The local Honda shop, told me up to 6 months for service. That, and cost, is prohibitive.
If I can't resolve this, Honda has a fallout with me, after 25 years of respect for the brand.
Its for my homes photovoltaic back up. I have a temporary Generac, that's unacceptably noisy!


----------



## Dutchy491 (Sep 18, 2019)

Ok, but 4 separate posts? Come on I’m getting suspicious...especially when you’re talking about a premium generator that has an incredible positive reputation and you have problems that have no solution to be had...and you continue to ask how to bypass the low oil sensor when a quick google will give you that info as well as someone did tell you too. Something stinks. C ya...


----------



## jACK (Apr 5, 2021)

Dutchy491 said:


> Ok, but 4 separate posts?
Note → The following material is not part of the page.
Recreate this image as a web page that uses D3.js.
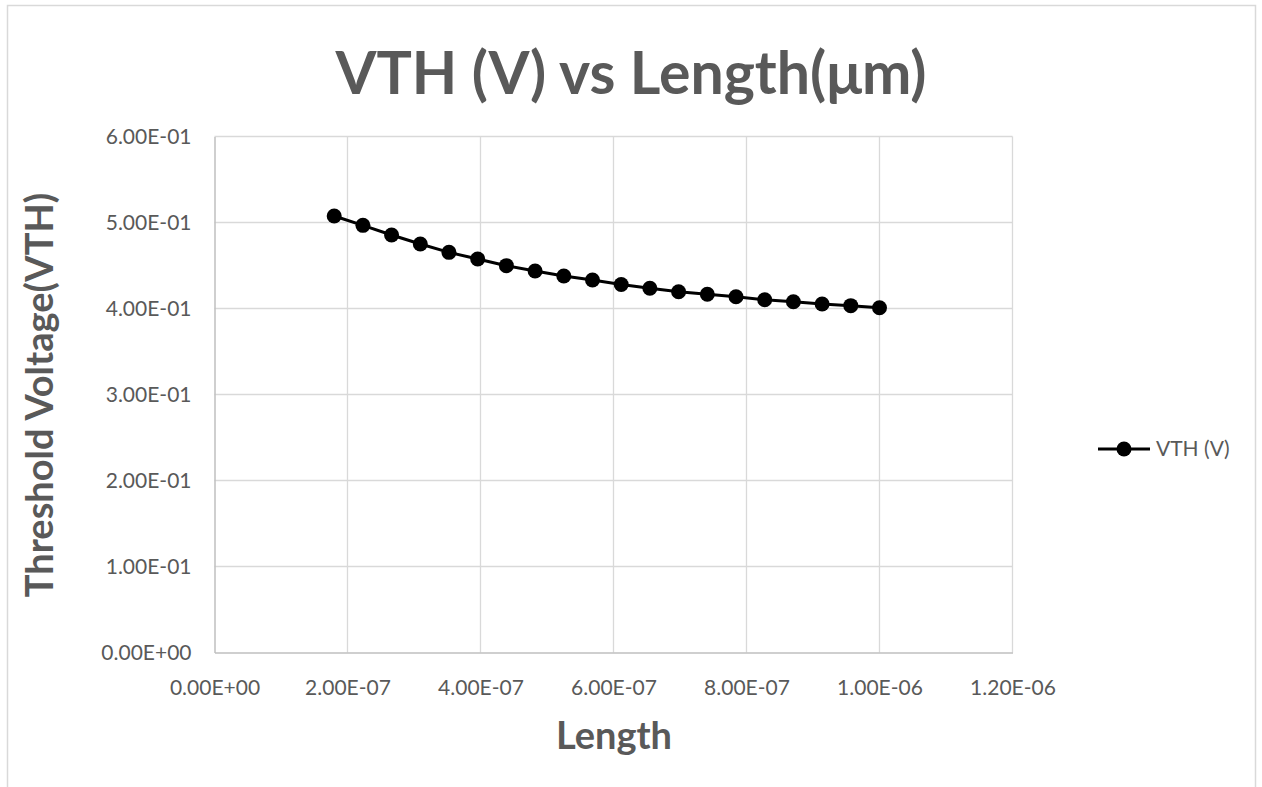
<!DOCTYPE html>
<html>
<head>
<meta charset="utf-8">
<script src="https://cdn.jsdelivr.net/npm/d3@7"></script>
<style>
  body { margin: 0; background: #fff; }
  svg { display: block; font-family: "Lato", "Open Sans", sans-serif; }
</style>
</head>
<body>
<div id="chart"></div>
<script>
// channel length (m) and threshold voltage (V)
var lengths = [1.8e-7, 2.232e-7, 2.663e-7, 3.095e-7, 3.526e-7, 3.958e-7, 4.389e-7, 4.821e-7, 5.253e-7, 5.684e-7,
               6.116e-7, 6.547e-7, 6.979e-7, 7.411e-7, 7.842e-7, 8.274e-7, 8.705e-7, 9.137e-7, 9.568e-7, 1.0e-6];
var vth = [0.5076, 0.4967, 0.4855, 0.4750, 0.4653, 0.4576, 0.4498, 0.4436, 0.4378, 0.4331,
           0.4279, 0.4235, 0.4195, 0.4165, 0.4137, 0.4102, 0.4079, 0.4052, 0.4033, 0.4009];
var xTicks = [0, 2e-7, 4e-7, 6e-7, 8e-7, 1.0e-6, 1.2e-6];
var yTicks = [0, 0.1, 0.2, 0.3, 0.4, 0.5, 0.6];
var seriesName = "VTH (V)";

var W = 1262, H = 787;
var plotL = 214.5, plotR = 1012.5, plotT = 136.5, plotB = 652.5;
var grey = "#595959", gridCol = "#d9d9d9";

var svg = d3.select("#chart").append("svg").attr("width", W).attr("height", H);

// outer chart border (bottom edge is cut off in the picture)
svg.append("rect").attr("x", 7.5).attr("y", 5.5).attr("width", 1248).attr("height", 800)
  .attr("fill", "#fff").attr("stroke", gridCol).attr("stroke-width", 1.5);

var x = d3.scaleLinear().domain([0, 1.2e-6]).range([plotL, plotR]);
var y = d3.scaleLinear().domain([0, 0.6]).range([plotB, plotT]);

function sci(v){
  if (v === 0) return "0.00E+00";
  var s = v.toExponential(2).toUpperCase();
  return s.replace(/E([+-])(\d)$/, "E$10$2");
}

// grid
svg.append("g").selectAll("line").data(yTicks.slice(1)).join("line")
  .attr("x1", plotL).attr("x2", plotR).attr("y1", d => y(d)).attr("y2", d => y(d))
  .attr("stroke", gridCol).attr("stroke-width", 1.3);
svg.append("g").selectAll("line").data(xTicks.slice(1)).join("line")
  .attr("y1", plotT).attr("y2", plotB).attr("x1", d => x(d)).attr("x2", d => x(d))
  .attr("stroke", gridCol).attr("stroke-width", 1.3);

// axes
var xAxis = svg.append("g").attr("transform", "translate(0," + plotB + ")")
  .call(d3.axisBottom(x).tickValues(xTicks).tickFormat(sci).tickSize(0).tickPadding(28));
var yAxis = svg.append("g").attr("transform", "translate(" + plotL + ",0)")
  .call(d3.axisLeft(y).tickValues(yTicks).tickFormat(sci).tickSize(0).tickPadding(23));
[xAxis, yAxis].forEach(function(a){
  a.select(".domain").attr("stroke", "#bfbfbf").attr("stroke-width", 1.5);
  a.selectAll("text").attr("fill", grey).style("font-size", "21px").style("font-family", "Lato, sans-serif");
});

// series
svg.append("path").datum(d3.zip(lengths, vth))
  .attr("fill", "none").attr("stroke", "#000").attr("stroke-width", 3)
  .attr("d", d3.line().x(d => x(d[0])).y(d => y(d[1])));
svg.append("g").selectAll("circle").data(d3.zip(lengths, vth)).join("circle")
  .attr("cx", d => x(d[0])).attr("cy", d => y(d[1])).attr("r", 7.5).attr("fill", "#000");

// titles
svg.append("text").attr("x", 631).attr("y", 94).attr("text-anchor", "middle")
  .attr("fill", grey).style("font-size", "59px").style("font-weight", "bold")
  .text("VTH (V) vs Length(μm)");
svg.append("text").attr("x", 614).attr("y", 749).attr("text-anchor", "middle")
  .attr("fill", grey).style("font-size", "38px").style("font-weight", "bold").text("Length");
svg.append("text").attr("transform", "translate(53,395) rotate(-90)").attr("text-anchor", "middle")
  .attr("fill", grey).style("font-size", "38px").style("font-weight", "bold").text("Threshold Voltage(VTH)");

// legend
var lg = svg.append("g").attr("transform", "translate(1098,449)");
lg.append("line").attr("x1", 0).attr("x2", 52).attr("stroke", "#000").attr("stroke-width", 3);
lg.append("circle").attr("cx", 26).attr("r", 7.5).attr("fill", "#000");
lg.append("text").attr("x", 58).attr("dy", "0.35em").attr("fill", grey)
  .style("font-size", "21px").style("font-family", "Lato, sans-serif").text(seriesName);
</script>
</body>
</html>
Come on I’m getting suspicious...especially when you’re talking about a premium generator that has an incredible positive reputation and you have problems that have no solution to be had...and you continue to ask how to bypass the low oil sensor when a quick google will give you that info as well as someone did tell you too. Something stinks. C ya...


sorry! I'm trying to find different readers with different experiences!


----------



## tabora (Sep 6, 2018)

jACK said:


> sorry! I'm trying to find different readers with different experiences!


That's not how it works... It just annoys folks when you don't take their advice and then ask again in a new thread.


----------